In defying these orders, and through his continued ridicule of the impeachment process and the members of Congress who initiated it, Trump has severely disrespected his office and the document he swore to protect and uphold. Should this process end with a trial and a Senate vote to remove him from office — a prospect that seems highly unlikely — it’s not hard to imagine that he would insist that the process was invalid and refuse to go.
Such an act of tyranny is what the Constitution was created to protect against. That is why this impeachment process is urgent and should move forward without delay.
Today’s formal vote in the House Judiciary Committee to approve the Articles of Impeachment and send it to the full House for a vote will lead to more editorial opinions regarding impeachment.
It is time for Arizona’s newspapers to declare their positions on impeachment and identify where they stand on the two questions that every member of Congress must answer:
- Is it OK for a president of the United States (and his political party) to solicit a foreign government to interfere in the elections of the United States to aid his election and to undermine his political opponent(s)?

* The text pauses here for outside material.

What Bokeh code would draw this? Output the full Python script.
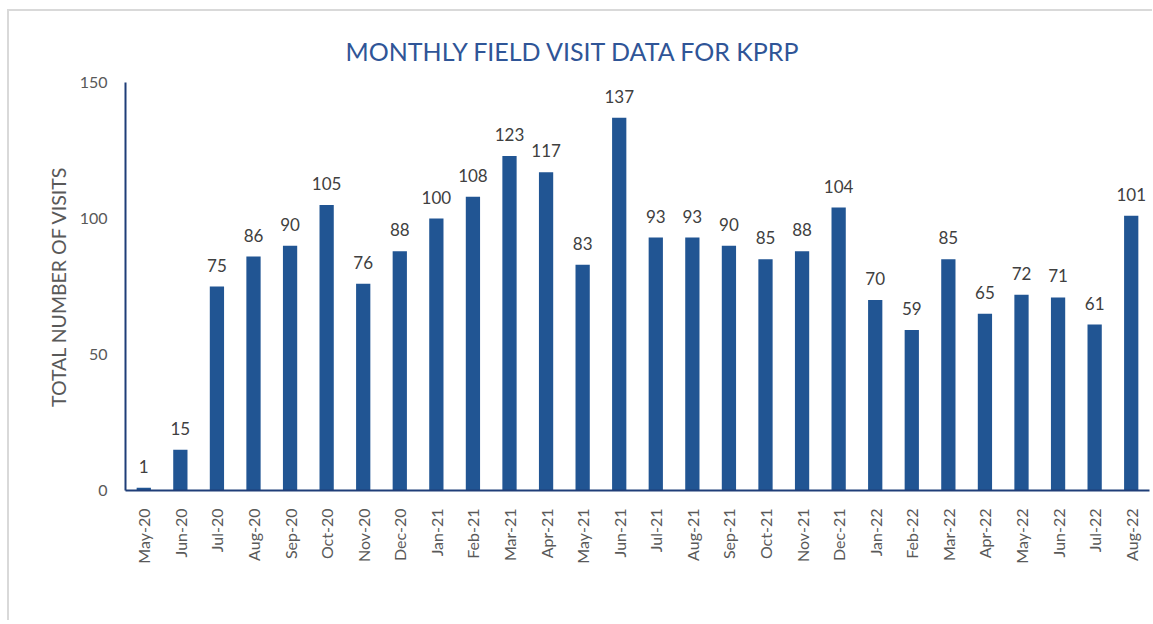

- Is it OK for a president of the United States to engage in a policy of “total obstruction” of Congress to defy the legitimate constitutional oversight functions and exclusive impeachment function of Congress?
The obvious answer to these questions for any American with even the most rudimentary civics education is a clear and decisive “No.”
It is time for the editorial boards of Arizona’s newspapers to step up and say so in a clear voice.